For the purposes of this section, a state-chartered stock corporation shall mean a trust company, savings bank, or a cooperative bank in stock form chartered by the commonwealth, or a bank chartered by a country other than the United States. A federally chartered stock corporation shall mean a national banking association, federal savings and loan association or federal savings bank in stock form which has its main office located in the commonwealth.
B. A trust company or banking company by vote of the holders of at least two- thirds of each class of capital stock at a meeting duly called for the purpose, preceded by a notice in writing sent to each stockholder of record and to the commissioner by registered mail at least sixty days before said meeting, may consolidate or merge into or convert into a national banking association in accordance with the laws of the United States and without the approval of any authority of the commonwealth.

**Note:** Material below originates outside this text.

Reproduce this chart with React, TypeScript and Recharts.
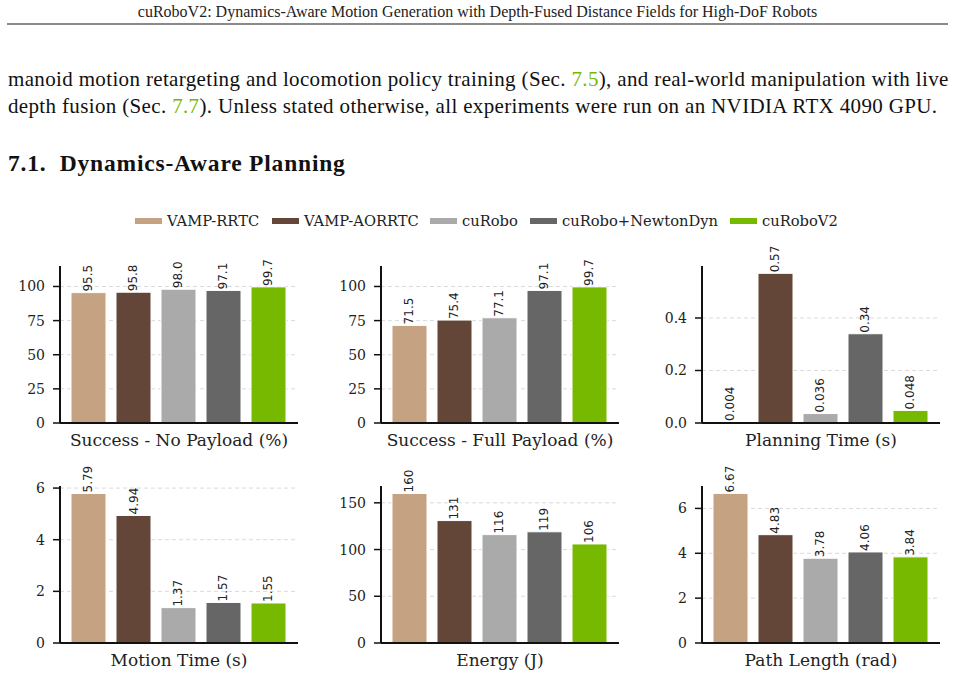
import React from 'react';
import { BarChart, Bar, XAxis, YAxis, CartesianGrid, Cell, LabelList, Label } from 'recharts';

const methods = ['VAMP-RRTC', 'VAMP-AORRTC', 'cuRobo', 'cuRobo+NewtonDyn', 'cuRoboV2'];
const methodColors = ['#c4a282', '#634638', '#aaaaaa', '#666666', '#76b900'];

const successNoPayload = [95.5, 95.8, 98.0, 97.1, 99.7];
const successFullPayload = [71.5, 75.4, 77.1, 97.1, 99.7];
const planningTime = [0.004, 0.57, 0.036, 0.34, 0.048];
const motionTime = [5.79, 4.94, 1.37, 1.57, 1.55];
const energy = [160, 131, 116, 119, 106];
const pathLength = [6.67, 4.83, 3.78, 4.06, 3.84];

const percentTicks = [0, 25, 50, 75, 100];
const planningTicks = [0, 0.2, 0.4];
const motionTicks = [0, 2, 4, 6];
const energyTicks = [0, 50, 100, 150];
const pathTicks = [0, 2, 4, 6];

const SERIF = '"DejaVu Serif", serif';
const SANS = '"DejaVu Sans", sans-serif';
const PAGE = '"Liberation Serif", serif';
const GREEN = '#76b900';

// left edge of each legend swatch
const legendX = [135, 272, 430, 530, 730];

type PanelDef = {
  title: string;
  values: number[];
  domain: [number, number];
  ticks: number[];
  tickFmt: (v: number) => string;
  labelFmt: (v: number) => string;
};

const panels: PanelDef[] = [
  { title: 'Success - No Payload (%)', values: successNoPayload, domain: [0, 115], ticks: percentTicks, tickFmt: (v) => String(v), labelFmt: (v) => v.toFixed(1) },
  { title: 'Success - Full Payload (%)', values: successFullPayload, domain: [0, 115], ticks: percentTicks, tickFmt: (v) => String(v), labelFmt: (v) => v.toFixed(1) },
  { title: 'Planning Time (s)', values: planningTime, domain: [0, 0.598], ticks: planningTicks, tickFmt: (v) => v.toFixed(1), labelFmt: (v) => String(v) },
  { title: 'Motion Time (s)', values: motionTime, domain: [0, 6.08], ticks: motionTicks, tickFmt: (v) => String(v), labelFmt: (v) => v.toFixed(2) },
  { title: 'Energy (J)', values: energy, domain: [0, 168], ticks: energyTicks, tickFmt: (v) => String(v), labelFmt: (v) => v.toFixed(0) },
  { title: 'Path Length (rad)', values: pathLength, domain: [0, 7.0], ticks: pathTicks, tickFmt: (v) => String(v), labelFmt: (v) => v.toFixed(2) },
];

// value printed vertically just above the bar top
function RotLabel(props: any) {
  const { x, y, width, value, fmt } = props;
  const cx = Number(x) + Number(width) / 2;
  const cy = Number(y) - 1;
  return (
    <text
      x={cx}
      y={cy}
      transform={`rotate(-90, ${cx}, ${cy})`}
      textAnchor="start"
      dominantBaseline="central"
      fontFamily={SANS}
      fontSize={12}
      fill="#222"
    >
      {fmt(Number(value))}
    </text>
  );
}

// metric name centred under the x axis
function AxisTitle(props: any) {
  const { viewBox, value } = props;
  const cx = viewBox.x + viewBox.width / 2;
  return (
    <text x={cx} y={viewBox.y + 23} textAnchor="middle" fontFamily={SERIF} fontSize={17} fill="#222">
      {value}
    </text>
  );
}

function Panel({ p, left, top }: { p: PanelDef; left: number; top: number }) {
  const data = methods.map((m, i) => ({ name: m, value: p.values[i] }));
  return (
    <div style={{ position: 'absolute', left, top }}>
      <BarChart width={308} height={222} data={data} margin={{ top: 30, right: 10, bottom: 5, left: 0 }} style={{ overflow: 'visible' }}>
        <CartesianGrid vertical={false} syncWithTicks stroke="#dadada" strokeDasharray="4 3" />
        <XAxis
          dataKey="name"
          tick={false}
          tickLine={false}
          axisLine={{ stroke: '#111', strokeWidth: 2 }}
          height={30}
          padding={{ left: 6, right: 7 }}
        >
          <Label value={p.title} content={(lp: any) => <AxisTitle {...lp} value={p.title} />} />
        </XAxis>
        <YAxis
          width={60}
          domain={p.domain}
          ticks={p.ticks}
          allowDataOverflow
          tickFormatter={p.tickFmt}
          tick={{ fill: '#222', fontSize: 14, fontFamily: SERIF }}
          axisLine={{ stroke: '#111', strokeWidth: 2 }}
          tickLine={{ stroke: '#111', strokeWidth: 1.5 }}
          tickSize={7}
          tickMargin={8}
        />
        <Bar dataKey="value" barSize={35} stroke="#ffffff" strokeWidth={1} isAnimationActive={false}>
          {data.map((d, i) => (
            <Cell key={d.name} fill={methodColors[i]} />
          ))}
          <LabelList dataKey="value" content={(lp: any) => <RotLabel {...lp} fmt={p.labelFmt} />} />
        </Bar>
      </BarChart>
    </div>
  );
}

function Legend() {
  return (
    <>
      {methods.map((m, i) => (
        <div
          key={m}
          style={{ position: 'absolute', left: legendX[i], top: 211, display: 'flex', alignItems: 'center', gap: 5, fontFamily: SERIF, fontSize: 14.7, color: '#222', lineHeight: '20px', whiteSpace: 'nowrap' }}
        >
          <span style={{ display: 'inline-block', width: 27, height: 6, background: methodColors[i] }} />
          <span>{m}</span>
        </div>
      ))}
    </>
  );
}

export default function App() {
  const cols = [0, 321, 642];
  const rows = [235.5, 455.5];
  return (
    <div style={{ position: 'absolute', left: 0, top: 0, width: 955, height: 696, background: '#fff', overflow: 'hidden' }}>
      <div style={{ position: 'absolute', top: 2, left: 0, width: 955, textAlign: 'center', fontFamily: PAGE, fontSize: 16, lineHeight: '20px', color: '#222' }}>
        cuRoboV2: Dynamics-Aware Motion Generation with Depth-Fused Distance Fields for High-DoF Robots
      </div>
      <div style={{ position: 'absolute', top: 23, left: 7, width: 941, height: 2, background: '#8a8a8a' }} />
      <div style={{ position: 'absolute', top: 67, left: 8, width: 940, fontFamily: PAGE, fontSize: 21, letterSpacing: 0.35, lineHeight: '24px', color: '#111', textAlign: 'justify', textAlignLast: 'justify', whiteSpace: 'nowrap' }}>
        manoid motion retargeting and locomotion policy training (Sec. <span style={{ color: GREEN }}>7.5</span>), and real-world manipulation with live
      </div>
      <div style={{ position: 'absolute', top: 94, left: 8, fontFamily: PAGE, fontSize: 21, letterSpacing: 0.35, lineHeight: '24px', color: '#111', whiteSpace: 'nowrap' }}>
        depth fusion (Sec. <span style={{ color: GREEN }}>7.7</span>). Unless stated otherwise, all experiments were run on an NVIDIA RTX 4090 GPU.
      </div>
      <div style={{ position: 'absolute', top: 149, left: 8, fontFamily: PAGE, fontSize: 23.5, letterSpacing: 0.8, fontWeight: 'bold', lineHeight: '28px', color: '#111', whiteSpace: 'pre' }}>
        {'7.1.  Dynamics-Aware Planning'}
      </div>
      <Legend />
      {panels.map((p, i) => (
        <Panel key={p.title} p={p} left={cols[i % 3]} top={rows[Math.floor(i / 3)]} />
      ))}
    </div>
  );
}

C. For the purposes of either clause (1) or clause (2) of subsection A hereof, the value of the stock of stockholders of a trust company or banking company who have, as provided in section seventy-six or section eighty-five of chapter one hundred and fifty-six B, voted against any action authorized by either of such clauses shall be ascertained in the manner provided in sections eighty-six to ninety-eight, inclusive, of said chapter one hundred and fifty-six B.
D. The continuing state-chartered stock corporation into which a trust company, banking company or a national banking association shall have been consolidated or merged or into which a federally chartered stock corporation shall have been converted under this section shall be considered the same business and corporate entity as that of the consolidating or merging or converting institution and the rights, powers and duties of the continuing trust company shall be those established by its charter; provided that if the consolidating corporations have main offices in different counties, the main office of the continuing corporation shall be the main office of that consolidating corporation which has the greater total assets on the date on which the merger or consolidation is approved by the board of directors of the last consolidating corporation so to approve; provided, further, that upon a determination by the commissioner that such consolidation is not for the purpose of circumventing any geographic restrictions on the establishment of branch offices, he may allow the main office of the consolidating corporation which has the lesser total assets on such date to be the main office of the continuing corporation.
E. The charter of any trust company or banking company which shall have been converted into a national banking association, or consolidated or merged into, or the business and substantially all of the property and assets of which shall have been purchased or absorbed by a trust company or national banking association, or the affairs of which shall have been liquidated, shall be void except for the purpose of discharging existing obligations and liabilities.
F. The provisions of section eighty of chapter one hundred and fifty-six B shall apply to consolidations and mergers of trust companies authorized under this section provided that, for this purpose, references in said section eighty to said chapter one hundred and fifty-six B shall be deemed to be to this chapter, and references in said section eighty to articles of organization shall be deemed to be to the articles of organization, including any special act of incorporation, as from time to time amended.